Tout d’abord, il convient de renforcer la prise de conscience sur l’importance du développement des compétences pour les individus, les entreprises et la société, et sur la nécessité d’adopter une culture de la formation tout au long de la vie. Cela permettra non seulement d’augmenter la volonté des entreprises et des États d’investir dans la formation des adultes mais aussi celle des citoyens de suivre des formations.

Au niveau de l’UE, 80 % des personnes ne suivant pas une formation ne le font pas car elles ne le souhaitent pas, notamment car elles estiment ne pas avoir réellement besoin de se former davantage. Il est donc nécessaire de créer un environnement qui soutient la formation tout au long de la vie et qui offre aux travailleurs la capacité de s’approprier pleinement de leur parcours de formation.

Des campagnes de prise de conscience et une communication sur les opportunités de développement des compétences et activités à travers toute l’Europe seront utiles. L’accent doit être mis non seulement sur les compétences techniques mais aussi sur les compétences transversales : l’adaptabilité, la capacité « d’apprendre à apprendre » et la résolution de problèmes constituent des éléments clés pour favoriser un esprit d’apprentissage tout au long de la vie et doivent être encouragés dès la formation initiale.

Deuxièmement, la qualité de la formation, son adéquation aux besoins du marché du travail ainsi que la reconnaissance et la validation des résultats de l’apprentissage devraient être renforcés. Alors que certains pays enregistrent de meilleures performances que d’autres dans ces domaines, l’UE devrait promouvoir l’échange de bonnes pratiques. Des initiatives concrètes devraient inclure l’amélioration de l’anticipation des compétences et la promotion de l’utilisation des outils numériques pour la reconnaissance des compétences (tels que les badges numériques).

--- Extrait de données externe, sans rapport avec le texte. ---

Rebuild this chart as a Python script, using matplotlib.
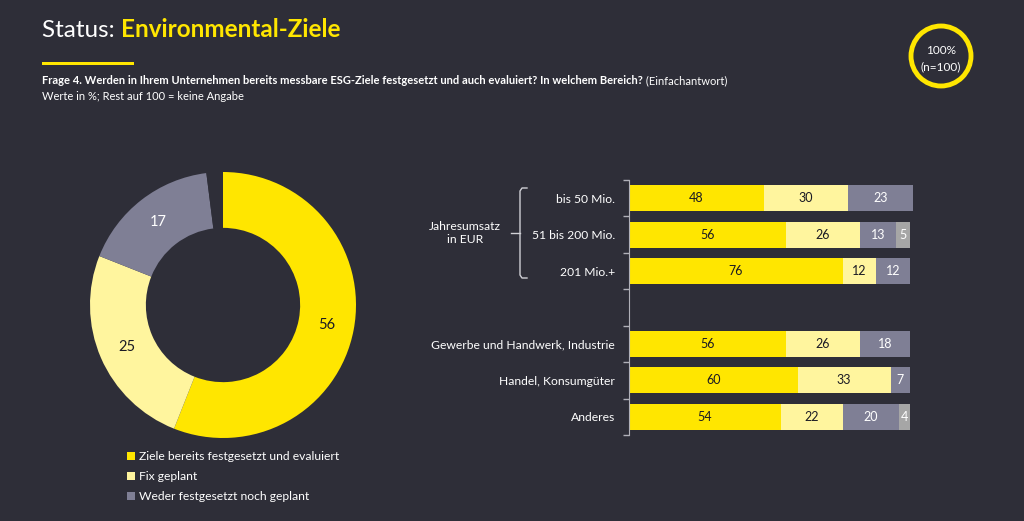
import matplotlib.pyplot as plt
import numpy as np
from matplotlib.patches import Circle, Rectangle

plt.rcParams['font.family'] = ['Lato', 'DejaVu Sans']

# Daten
donut_labels = ['Ziele bereits festgesetzt und evaluiert', 'Fix geplant', 'Weder festgesetzt noch geplant']
donut_values = [56, 25, 17]
donut_rest = 2

bar_categories = ['bis 50 Mio.', '51 bis 200 Mio.', '201 Mio.+', '',
                  'Gewerbe und Handwerk, Industrie', 'Handel, Konsumgüter', 'Anderes']
bar_festgesetzt = [48, 56, 76, 0, 56, 60, 54]
bar_geplant = [30, 26, 12, 0, 26, 33, 22]
bar_weder = [23, 13, 12, 0, 18, 7, 20]
bar_rest = [0, 5, 0, 0, 0, 0, 4]

BG = '#2e2e38'
YELLOW = '#ffe600'
LIGHT = '#fff59e'
GREY = '#7f7f95'
REST = '#a6a6a6'
DARK = '#1a1a24'
W, H = 1024, 521

fig = plt.figure(figsize=(W / 100, H / 100), dpi=100, facecolor=BG)


def px(x, y, w, h):
    # Pixelkoordinaten (von oben) -> figure fraction
    return [x / W, 1 - (y + h) / H, w / W, h / H]


# Hintergrund-Achse für Texte
bg = fig.add_axes([0, 0, 1, 1])
bg.set_xlim(0, W)
bg.set_ylim(H, 0)
bg.axis('off')
bg.set_zorder(-1)

t1 = bg.text(42, 37, 'Status: ', color='white', fontsize=17.5, va='baseline')
bg.annotate('Environmental-Ziele', xy=(1, 0), xycoords=t1, color=YELLOW,
            fontsize=17.5, fontweight='bold', va='bottom')
bg.add_patch(Rectangle((42, 61.5), 92, 3, color=YELLOW, lw=0))

q = bg.text(42, 84, 'Frage 4. Werden in Ihrem Unternehmen bereits messbare ESG-Ziele festgesetzt und auch evaluiert? In welchem Bereich?',
            color='white', fontsize=8, fontweight='bold', va='baseline')
bg.annotate(' (Einfachantwort)', xy=(1, 0), xycoords=q, color='white', fontsize=8, va='bottom')
bg.text(42, 100, 'Werte in %; Rest auf 100 = keine Angabe', color='white', fontsize=8, va='baseline')

# Kreis oben rechts
bg.add_patch(Circle((941, 56), 30, fill=False, ec=YELLOW, lw=3.5))
bg.text(941, 50, '100%', color='white', fontsize=8.5, ha='center', va='center')
bg.text(941, 67, '(n=100)', color='white', fontsize=8.5, ha='center', va='center')

# Donut
ax1 = fig.add_axes(px(90, 172, 266, 266))
ax1.set_facecolor(BG)
vals = donut_values + [donut_rest]
wedges, _ = ax1.pie(vals, colors=[YELLOW, LIGHT, GREY, BG], startangle=90, counterclock=False,
                    radius=1, wedgeprops=dict(width=0.42, linewidth=0))
ax1.set_xlim(-1, 1)
ax1.set_ylim(-1, 1)
ax1.set_aspect('equal')
ax1.axis('off')
start = 90
txt_cols = [DARK, DARK, 'white']
for v, c in zip(donut_values, txt_cols):
    mid = np.deg2rad(start - v / sum(vals) * 360 / 2)
    ax1.text(0.79 * np.cos(mid), 0.79 * np.sin(mid), str(v), color=c, fontsize=10.5,
             ha='center', va='center')
    start -= v / sum(vals) * 360

# Legende
for i, (lab, col) in enumerate(zip(donut_labels, [YELLOW, LIGHT, GREY])):
    y = 456 + i * 20
    bg.add_patch(Rectangle((127, y - 4), 8, 8, color=col, lw=0))
    bg.text(139, y, lab, color='white', fontsize=8.7, va='center')

# Balken
ax2 = fig.add_axes(px(629, 180, 284, 255))
ax2.set_facecolor(BG)
ypos = np.arange(len(bar_categories))
left = np.zeros(len(ypos))
series = [(bar_festgesetzt, YELLOW, DARK), (bar_geplant, LIGHT, DARK),
          (bar_weder, GREY, 'white'), (bar_rest, REST, 'white')]
for data, col, tc in series:
    data = np.array(data, dtype=float)
    ax2.barh(ypos, data, left=left, height=0.72, color=col, lw=0)
    for y, l, d in zip(ypos, left, data):
        if d > 0:
            ax2.text(l + d / 2, y, str(int(d)), color=tc, fontsize=9, ha='center', va='center')
    left += data
ax2.set_xlim(0, 101)
ax2.set_ylim(6.5, -0.5)
ax2.set_xticks([])
ax2.set_yticks(ypos)
ax2.set_yticklabels(bar_categories, color='white', fontsize=8.7)
ax2.tick_params(axis='y', which='major', length=0, pad=10)
ax2.set_yticks(np.arange(-0.5, 7, 1), minor=True)
ax2.tick_params(axis='y', which='minor', length=4, color='#b0b0b8', width=1)
for s in ['top', 'right', 'bottom']:
    ax2.spines[s].set_visible(False)
ax2.spines['left'].set_color('#b0b0b8')

# Klammer Jahresumsatz
bcol = '#d0d0d6'
bg.plot([527, 522, 520, 520, 522, 527], [188, 188, 191, 275, 278, 278], color=bcol, lw=1)
bg.plot([511, 520], [233, 233], color=bcol, lw=1)
bg.text(465, 233, 'Jahresumsatz\nin EUR', color='white', fontsize=8.7, ha='center', va='center',
        linespacing=1.3)

fig.savefig('out.png', dpi=100, facecolor=BG)
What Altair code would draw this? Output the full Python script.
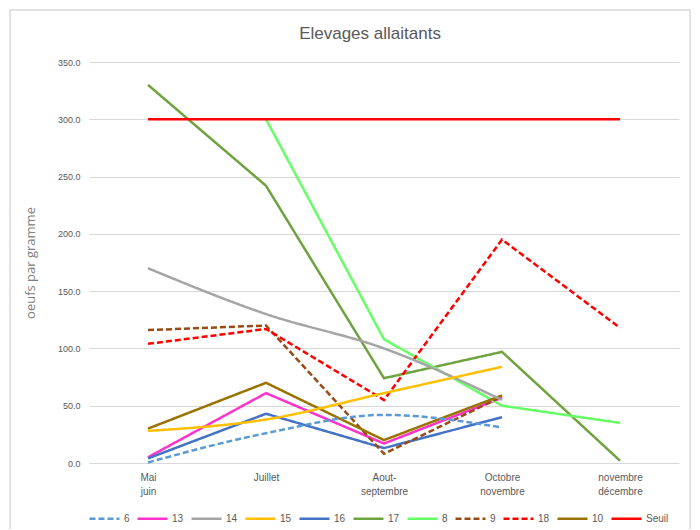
import altair as alt
import pandas as pd

months = ["Mai|juin", "Juillet", "Aout-|septembre", "Octobre|novembre", "novembre|décembre"]
series = ["6", "13", "14", "15", "16", "17", "8", "9", "18", "10", "Seuil"]

v6 = [0.5, 26, 42, 31, None]
v13 = [5, 61, 17, 57, None]
v14 = [170, 130, 100, 55, None]
v15 = [28, 38, 61, 84, None]
v16 = [4, 43, 13, 40, None]
v17 = [330, 242, 74, 97, 2]
v8 = [None, 300, 108, 50, 35]
v9 = [116, 120, 8, 58, None]
v18 = [104, 117, 55, 195, 118]
v10 = [30, 70, 20, 59, None]
seuil = [300, 300, 300, 300, 300]

values = [v6, v13, v14, v15, v16, v17, v8, v9, v18, v10, seuil]
colors = ["#5B9BD5", "#FF33CC", "#A5A5A5", "#FFC000", "#4472C4", "#6FA33F",
          "#66FF66", "#9A4A14", "#FF0000", "#997300", "#FF0000"]
dashes = [[6, 3], [1, 0], [1, 0], [1, 0], [1, 0], [1, 0], [1, 0], [6, 3], [6, 3], [1, 0], [1, 0]]
widths = [2.5, 2.5, 2.5, 2.5, 2.5, 2.5, 2.5, 2.5, 2.5, 2.5, 3.5]
smooth = ["6", "14", "15"]

rows = []
for s, vals in zip(series, values):
    for m, v in zip(months, vals):
        if v is not None:
            rows.append({"mois": m, "serie": s, "valeur": v, "lisse": s in smooth})
df = pd.DataFrame(rows)

base = alt.Chart(df).encode(
    x=alt.X("mois:N", sort=months, scale=alt.Scale(domain=months, padding=0.5),
            axis=alt.Axis(title=None, labelExpr="split(datum.label, '|')", labelAngle=0,
                          ticks=False, domain=False, grid=False, labelPadding=9,
                          labelFontSize=10, labelLineHeight=14, labelColor="#595959",
                          labelFont="Liberation Sans")),
    y=alt.Y("valeur:Q", scale=alt.Scale(domain=[0, 350], nice=False),
            axis=alt.Axis(title="oeufs par gramme", values=[0, 50, 100, 150, 200, 250, 300, 350],
                          format=".1f", ticks=False, domain=False, gridColor="#D9D9D9",
                          labelFontSize=9, labelColor="#595959", labelPadding=9,
                          titleFontSize=13, titleFont="Open Sans", titleFontWeight="normal",
                          titleColor="#808080", titlePadding=20, labelFont="Liberation Sans")),
    color=alt.Color("serie:N", sort=series,
                    scale=alt.Scale(domain=series, range=colors),
                    legend=alt.Legend(title=None)),
    strokeDash=alt.StrokeDash("serie:N", sort=series,
                              scale=alt.Scale(domain=series, range=dashes),
                              legend=alt.Legend(title=None)),
    strokeWidth=alt.StrokeWidth("serie:N", sort=series,
                                scale=alt.Scale(domain=series, range=widths),
                                legend=alt.Legend(title=None)),
    detail="serie:N",
)

straight = base.transform_filter("!datum.lisse").mark_line()
curved = base.transform_filter("datum.lisse").mark_line(interpolate="monotone")

border = alt.Chart(pd.DataFrame({"a": [0]})).mark_rect(
    fill=None, stroke="#D9D9D9", strokeWidth=1.5
).encode(x=alt.value(-79), x2=alt.value(601), y=alt.value(-52), y2=alt.value(475))

chart = alt.layer(border, straight, curved).properties(
    width=590, height=401,
    autosize=alt.AutoSizeParams(type="none"),
    padding={"left": 81, "top": 54, "right": 13, "bottom": 66},
    title=alt.TitleParams("Elevages allaitants", fontSize=17, font="Liberation Sans",
                          fontWeight="normal", color="#595959", offset=-34, dx=-14),
).configure_view(stroke=None).configure_legend(
    orient="none", legendX=-1, legendY=440, direction="horizontal",
    symbolType="stroke", symbolSize=900, labelFontSize=10, labelColor="#595959",
    columnPadding=2, labelOffset=3, labelFont="Liberation Sans",
)

chart.save("out.html", embed_options={"renderer": "svg", "actions": False})
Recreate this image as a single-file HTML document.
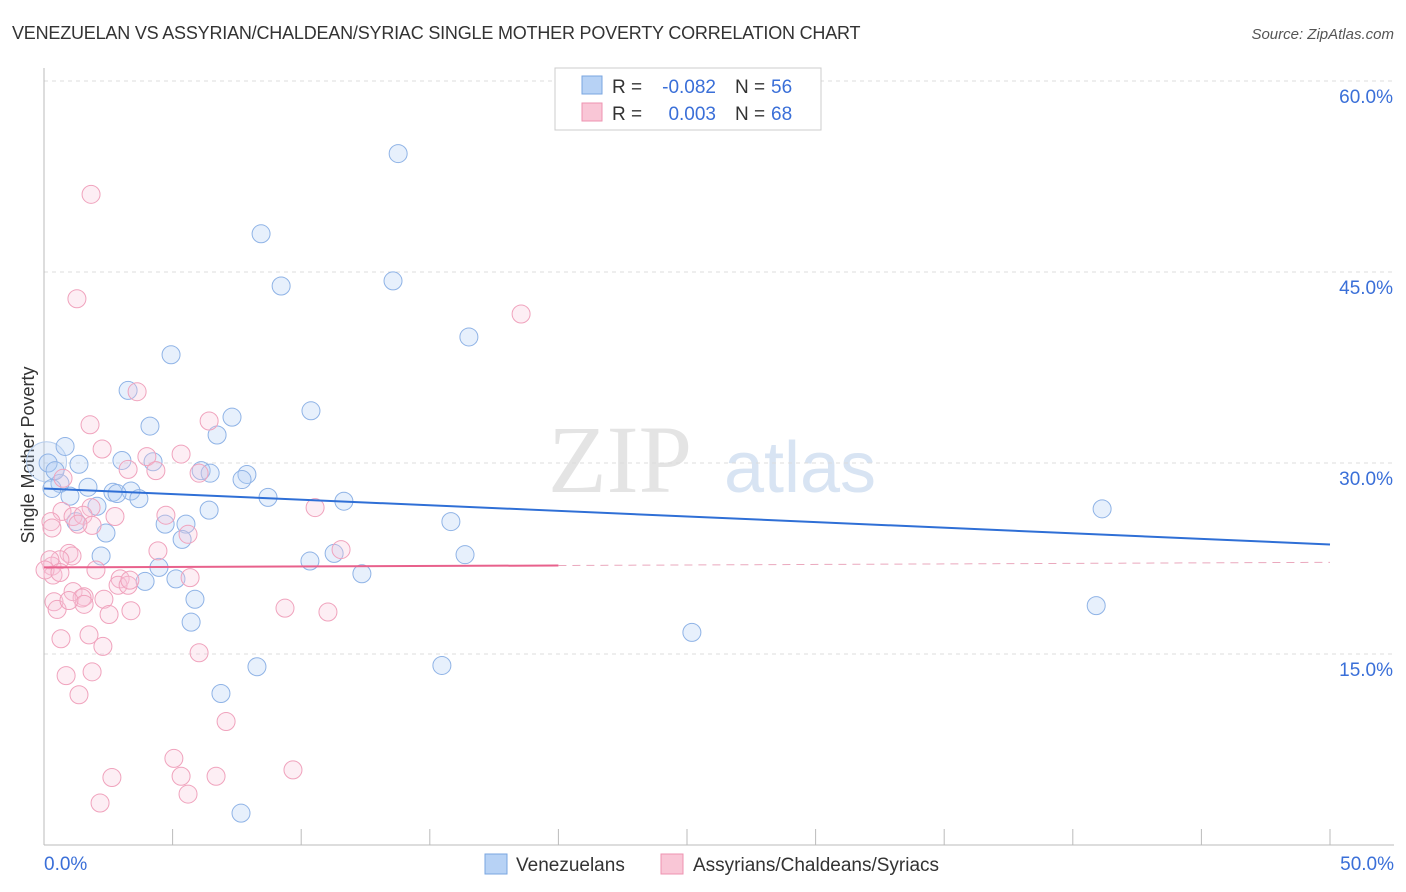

Troisièmement, les responsables politiques et les partenaires sociaux doivent s’attaquer au manque d’investissements dans le développement des compétences. Cela implique d’augmenter les financements européens et de les utiliser plus efficacement, mais cela ne sera manifestement pas suffisant. La Commission devrait promouvoir l’adoption de comptes de formation individuels au niveau national, avec un financement adapté, conformément à la recommandation du Conseil de 2022. Les responsables politiques devraient aussi envisager, dans le cadre de la révision du Pacte de Stabilité et de Croissance, de déduire ces investissements sociaux des règles budgétaires concernant le déficit public, comme l’a proposé Anton Hemerijck.

Soutenir l’inclusion sociale

Au cours de l’Année européenne des compétences, le développement des compétences devrait aussi être promu comme un outil pour soutenir l’inclusion sociale. Par le biais de la formation des adultes, les personnes n’ayant pas réussi leur formation initiale, ou qui reviennent sur le marché du travail après plusieurs années d’absence, peuvent se voir offrir une seconde chance. Des citoyens qualifiés ont non seulement de meilleures opportunités d’emploi mais aussi des moyens accrus de s’engager pleinement dans la société, en étant des citoyens actifs.

La Commission a proposé d’accorder la priorité à certains groupes cibles, tels que les jeunes sans emploi ou sans éducation et les migrants (par exemple pour faciliter la reconnaissance des qualifications de ces derniers). Une attention particulière devrait également être accordée aux personnes en risque de pauvreté ou d’exclusion sociale, par exemple par le biais d’initiatives visant à développer leurs compétences numériques de base, compte tenu de l’objectif pour 2030 de l’UE selon lequel 80 % des citoyens européens devront avoir ces compétences (contre un peu plus de la moitié actuellement).

Comme le souligne la Commission, l’Année européenne des compétences devrait aussi avoir pour objectif de réduire l’écart hommes-femmes dans les domaines des sciences et de la technologie. Seuls 19 % des spécialistes des technologies de l’information et de la communication (TIC) et environ un tiers des diplômés en sciences, technologie, ingénierie et mathématiques (STIM) sont des femmes. De nouvelles initiatives sont nécessaires pour lutter contre cette sous-représentation. Si l’UE souhaite atteindre un autre objectif à l’horizon 2030, celui de l’emploi de 20 millions de spécialistes des TIC (contre tout juste 7,8 millions en 2019), l’augmentation de la part des femmes dans ces domaines constitue un élément clé.

Enfin, dans le contexte du vieillissement de la population européenne, la formation tout au long de la vie joue un rôle crucial dans la promotion du vieillissement actif. Presque tous les États membres ont adopté – ou sont en cours de négociation – des réformes de leurs systèmes de retraites qui visent à augmenter l’âge de départ à la retraite. Des vies professionnelles plus longues doivent aller de pair avec la prévention de l’obsolescence des compétences et l’augmentation du bien-être au travail – la mise à niveau des compétences tout au long de la vie peut y contribuer positivement.